Intel has announced it has signed a definitive agreement to purchase software developer Havok, Inc. Havok provides various software development tools to digital animation and game developers and is one of the largest providers for software physics.

“Havok is a proven leader in physics technology for gaming and digital content, and will become a key element of Intel’s visual computing and graphics efforts,” said Renee J. James, Intel vice president and general manager of Software and Solutions Group.

“This is a great fit for Havok products, customers and employees,” remarked Havok CEO David O’Meara. “Intel’s scale of technology investment and customer reach enable Havok with opportunities to grow more quickly into new market segments with new products than we could have done organically. We believe the winning combination is Havok’s technology and customer know-how with Intel’s scale. I am excited to be part of this next phase of Havok’s growth.”

A recent trend is to offload physics processing to either a GPU or dedicated physics processor. So far, though, Ageia, ATI, and NVIDIA have not made much headway in the physics market.

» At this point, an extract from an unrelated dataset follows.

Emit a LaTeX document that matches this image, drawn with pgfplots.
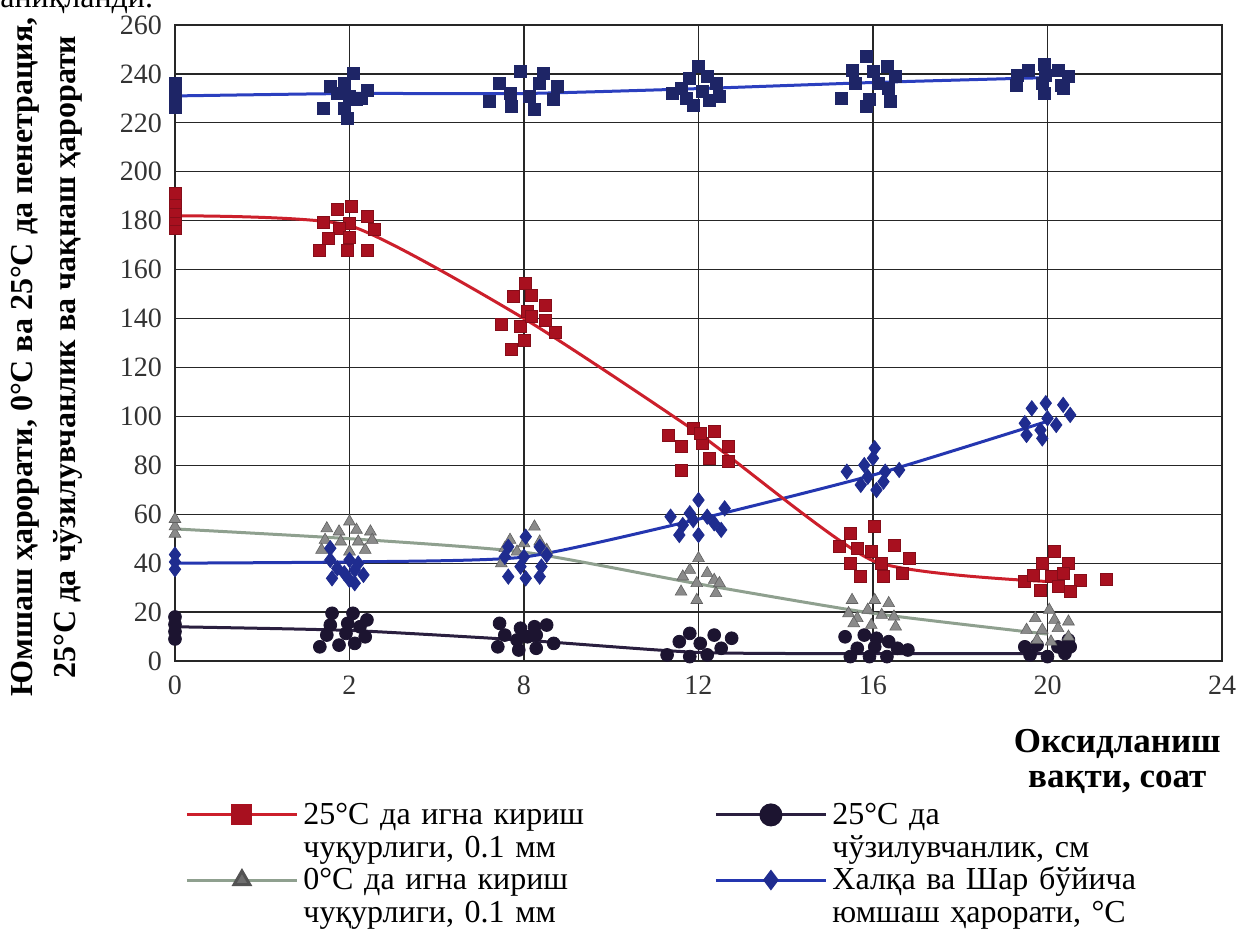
\documentclass[border=0pt]{standalone}
\usepackage{fontspec}
\setmainfont{Liberation Serif}
\usepackage{pgfplots}
\pgfplotsset{compat=1.18}
\definecolor{rmark}{HTML}{A8101F}
\definecolor{rline}{HTML}{CC1F2B}
\definecolor{nmark}{HTML}{1E2566}
\definecolor{nline}{HTML}{2B3FBF}
\definecolor{bmark}{HTML}{1F2C8F}
\definecolor{bline}{HTML}{2436B0}
\definecolor{gmark}{HTML}{8A8A8A}
\definecolor{gline}{HTML}{8FA08F}
\definecolor{dmark}{HTML}{1C1430}
\definecolor{dline}{HTML}{2A1F3F}
\begin{document}
\begin{tikzpicture}
\useasboundingbox (-87.5pt,-136pt) rectangle (534.5pt,330.5pt);
\node[anchor=base west, font=\fontsize{16}{18}\selectfont, inner sep=0pt] at (-87.5pt,326.5pt) {аниқланди.};
\begin{axis}[
  at={(0pt,0pt)}, anchor=south west, scale only axis,
  width=523.5pt, height=318pt,
  xmin=0, xmax=6, ymin=0, ymax=260,
  xtick={0,1,2,3,4,5,6}, xticklabels={0,2,8,12,16,20,24},
  ytick={0,20,...,260},
  grid=major, grid style={black!85, line width=0.6pt},
  axis line style={black!85, line width=0.6pt},
  major tick length=0pt,
  tick label style={font=\fontsize{14}{16}\selectfont, text=black!80},
  /pgf/number format/assume math mode=true,
  yticklabel style={xshift=-3pt},
  xticklabel style={yshift=-4pt},
  clip=false,
  ylabel={Юмшаш ҳарорати, 0°C ва 25°C да пенетрация,\\25°C да чўзилувчанлик ва чақнаш ҳарорати},
  ylabel style={at={(axis description cs:-0.1223,0.478)}, anchor=center, align=center, font=\bfseries\fontsize{16}{21.5}\selectfont},
  xlabel={Оксидланиш\\вақти, соат},
  xlabel style={at={(axis description cs:0.90,-0.096)}, anchor=north, align=center, font=\bfseries\fontsize{17.5}{17.5}\selectfont},
  legend columns=2,
  legend cell align=left,
  legend style={at={(axis description cs:0.0096,-0.216)}, anchor=north west, draw=none, fill=none, inner sep=0pt,
    font=\fontsize{16}{16.5}\selectfont, nodes={align=left, text width=190pt, inner xsep=2.5pt},
    /tikz/every even column/.append style={column sep=13pt}, row sep=16pt},
  legend image code/.code={\draw[mark repeat=2,mark phase=2,#1] plot coordinates {(0pt,0pt) (27.5pt,0pt) (55pt,0pt)};},
]
% ductility (dark circles)
\addplot[only marks, mark=*, mark size=3.2pt, mark options={fill=dmark, draw=dmark}, forget plot] coordinates {
(0,9)(0,12)(0,15)(0,18)
(0.9,19.5)(1.02,19.5)(1.1,16.8)(0.89,14.7)(0.99,15.4)(1.06,14.0)(0.87,10.6)(0.98,11.3)(1.09,9.9)(0.83,5.8)(0.94,6.5)(1.03,7.2)
(1.86,15.4)(1.98,13.4)(2.06,14.0)(2.13,14.7)(1.89,10.6)(2.02,9.9)(2.07,10.6)(1.85,5.8)(1.97,4.5)(2.07,5.2)(2.17,7.2)(1.96,8.6)
(2.95,11.3)(3.09,10.6)(3.19,9.3)(2.89,7.9)(3.01,7.2)(3.13,5.2)(2.82,2.5)(2.95,1.8)(3.05,2.5)
(3.84,9.9)(3.95,10.6)(4.02,9.3)(4.09,7.9)(3.91,5.2)(4.01,5.8)(4.14,5.2)(4.2,4.5)(3.87,1.8)(3.98,1.8)(4.08,1.8)
(4.87,5.8)(4.94,6.5)(5.06,5.8)(5.13,5.8)(4.9,2.5)(5.0,1.8)(5.1,3.1)(5.12,8.6)
};
\addplot[dline, line width=1.5pt, smooth, tension=0.35, forget plot] coordinates {(0,14)(1,12.5)(2,8.5)(3,3.5)(4,3)(5,3)};
% 0C penetration (gray triangles)
\addplot[only marks, mark=triangle*, mark size=3.4pt, mark options={fill=gmark, draw=gmark!70!black, line width=0.3pt}, forget plot] coordinates {
(0,52)(0,55)(0,58)
(1.0,57.0)(0.87,54.2)(0.94,52.9)(1.04,53.6)(1.12,52.9)(0.86,49.5)(0.95,48.8)(1.05,48.8)(1.13,49.5)(0.84,45.4)(1.0,44.7)(1.09,45.4)
(2.06,54.9)(1.92,49.5)(2.0,48.1)(1.89,46.1)(2.09,48.8)(2.13,45.4)(1.96,44.7)(1.87,39.9)
(3.0,42.0)(2.95,37.2)(3.05,35.9)(2.91,34.5)(3.09,33.1)(2.99,31.8)(3.12,31.8)(2.9,28.3)(3.1,27.7)(2.99,24.9)
(3.88,24.9)(4.01,24.9)(4.09,23.6)(3.97,20.9)(3.86,19.5)(4.05,18.8)(4.12,18.1)(3.91,17.5)(3.89,15.4)(3.99,14.7)(4.13,14.0)
(5.01,20.9)(4.93,17.5)(5.04,16.8)(5.12,16.1)(4.88,12.7)(4.97,12.7)(5.06,13.4)(4.94,8.6)(5.02,7.9)(5.12,9.9)
};
\addplot[gline, line width=1.5pt, smooth, tension=0.35, forget plot] coordinates {(0,54)(1,50)(2,44.5)(3,31.5)(4,19.5)(5,11)};
% ring and ball (blue diamonds)
\addplot[only marks, mark=diamond*, mark size=3.8pt, mark options={fill=bmark, draw=bmark}, forget plot] coordinates {
(0,37.5)(0,40.5)(0,43.5)
(0.89,46.1)(0.89,41.3)(1.0,41.3)(1.05,39.9)(0.93,37.9)(1.03,37.2)(0.9,33.8)(1.0,33.1)(1.08,35.2)(0.97,35.9)(1.03,31.8)
(2.01,50.8)(1.91,46.7)(2.09,46.7)(2.0,42.6)(2.13,43.3)(1.89,42.6)(1.98,38.6)(2.1,38.6)(1.91,34.5)(2.01,33.8)(2.09,34.5)
(3.0,65.8)(2.84,59.0)(2.95,60.4)(3.05,59.0)(3.15,62.4)(2.91,55.6)(3.09,56.3)(3.13,53.6)(2.89,51.5)(3.0,51.5)(2.97,57.6)
(4.01,87.0)(4.0,82.9)(3.95,80.1)(3.85,77.4)(4.07,77.4)(4.15,78.1)(3.97,75.3)(4.06,73.3)(3.93,72.0)(4.02,69.9)
(4.99,105.4)(5.09,104.7)(4.91,103.3)(5.13,100.6)(5.0,99.2)(4.87,97.2)(5.05,96.5)(4.96,94.4)(4.88,92.4)(4.97,91.0)
};
\addplot[bline, line width=1.5pt, smooth, tension=0.35, forget plot] coordinates {(0,40)(1,40.5)(2,42.5)(3,58)(4,76)(5,98)};
% flash point (navy squares)
\addplot[only marks, mark=square*, mark size=3pt, mark options={fill=nmark, draw=nmark}, forget plot] coordinates {
(0,226.5)(0,229)(0,231.5)(0,234)(0,236)
(1.02,240.3)(0.89,234.8)(0.97,236.2)(1.10,233.4)(1.0,230.7)(1.04,229.4)(0.85,226.0)(0.97,226.0)(0.99,221.9)(0.93,232.1)(1.07,230.0)
(1.98,240.9)(2.11,240.3)(1.86,236.2)(2.09,236.2)(2.19,234.8)(1.92,232.1)(2.03,230.7)(2.17,229.4)(1.80,228.7)(1.93,226.6)(2.06,225.3)
(2.90,234)(2.95,238)(3.0,243)(3.05,239)(3.1,236)(2.93,230)(3.02,233)(3.12,231)(2.97,227)(3.06,229)(2.85,232)
(3.96,247)(3.88,241.6)(4.08,243)(4.0,240.9)(4.13,238.9)(3.9,236.2)(4.03,236.2)(4.09,234.1)(3.82,230)(3.98,229.4)(4.1,228.7)(3.96,226.6)
(4.98,243.7)(4.89,241.6)(5.06,241.6)(4.83,239.6)(4.99,239.6)(5.12,238.9)(4.82,235.5)(4.97,236.2)(5.08,235.5)(4.98,232.1)(5.09,234.1)
};
\addplot[nline, line width=1.5pt, smooth, tension=0.35, forget plot] coordinates {(0,231)(1,232)(2,232)(3,234)(4,236.5)(5,238.5)};
% 25C penetration (red squares)
\addplot[only marks, mark=square*, mark size=3pt, mark options={fill=rmark, draw=rmark!80!black}, forget plot] coordinates {
(0,177)(0,180.5)(0,184)(0,187.5)(0,191)
(0.93,184.7)(1.01,185.7)(1.10,181.6)(0.85,179.2)(1.0,178.9)(1.14,176.5)(0.94,176.9)(0.88,172.8)(1.0,173.2)(0.83,167.7)(0.99,167.7)(1.10,168.0)
(2.01,154.4)(1.94,148.9)(2.04,149.6)(2.12,145.5)(2.02,142.8)(2.12,139.4)(1.87,137.8)(1.98,136.7)(2.0,131.2)(2.18,134.2)(1.93,127.4)(2.04,140.8)
(2.83,92.4)(2.97,95.1)(3.09,93.7)(2.9,87.6)(3.02,89.0)(3.17,87.6)(3.06,82.9)(3.17,81.5)(2.9,78.1)(3.01,93.1)
(4.01,54.9)(3.87,52.2)(3.81,46.7)(3.91,46.1)(3.99,44.7)(4.12,47.4)(4.21,42.0)(3.87,39.9)(4.05,39.9)(4.17,35.9)(3.93,34.5)(4.06,34.5)
(5.04,44.7)(4.97,39.9)(5.12,39.9)(4.87,32.4)(4.92,35.2)(5.02,34.5)(5.09,35.9)(5.19,33.1)(4.96,29.0)(5.06,30.4)(5.13,28.3)(5.34,33.5)
};
\addplot[rline, line width=1.5pt, smooth, tension=0.35, forget plot] coordinates {(0,182)(1,178)(2,140)(3,93)(4,41)(5,32.5)};
% legend
\addlegendimage{rline, line width=1.5pt, mark=square*, mark size=4.5pt, mark options={fill=rmark, draw=rmark}}
\addlegendentry{25°C да игна кириш\\чуқурлиги, 0.1 мм}
\addlegendimage{dline, line width=1.5pt, mark=*, mark size=5pt, mark options={fill=dmark, draw=dmark}}
\addlegendentry{25°C да\\чўзилувчанлик, см}
\addlegendimage{gline, line width=1.5pt, mark=triangle*, mark size=4.5pt, mark options={fill=gmark!80!black, draw=gmark!60!black}}
\addlegendentry{0°C да игна кириш\\чуқурлиги, 0.1 мм}
\addlegendimage{bline, line width=1.5pt, mark=diamond*, mark size=4pt, mark options={fill=bmark, draw=bmark}}
\addlegendentry{Халқа ва Шар бўйича\\юмшаш ҳарорати, °C}
\end{axis}
\end{tikzpicture}
\end{document}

Both NVIDIA and ATI have previewed CrossFire and SLI Physics, however, neither company has delivered any actual physics hardware yet. It’s pretty interesting to note that both ATI and NVIDIA’s physics solutions rely on Havok FX. However, it is unlikely that Intel’s acquisition of Havok will affect Havok’s partnership with either AMD or NVIDIA.    

“Havok will operate its business as usual, which will allow them to continue developing products that are offered across all platforms in the industry,” said Renee J. James regarding the future of Havok.

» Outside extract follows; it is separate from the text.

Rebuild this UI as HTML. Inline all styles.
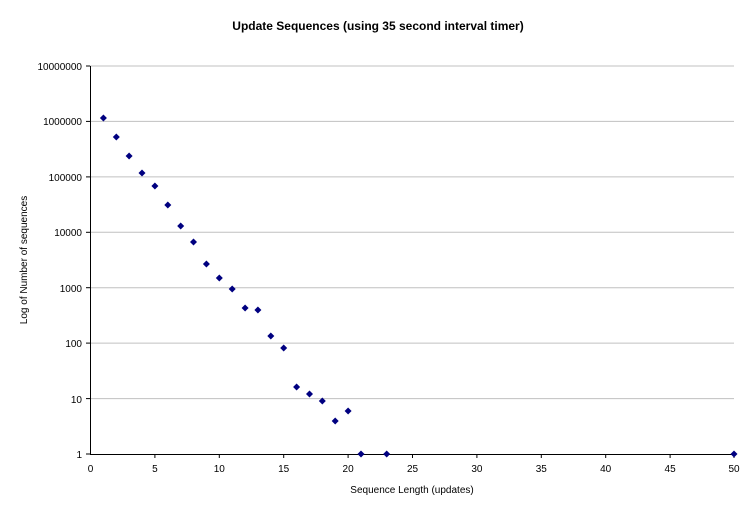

Essentially, Havok will operate as a subsidiary of Intel and will continue to operate as an independent business. This reinforces the belief that current partnerships will not be affected.

Havok has partnerships with many of the largest names in the gaming community such as Microsoft, Sony, Nintendo, NVIDIA, and AMD. Havok has provided software physics for games like Halo 3, The Elder Scrolls IV: Oblivion, Half Life 2 and Lost Planet: Extreme Condition.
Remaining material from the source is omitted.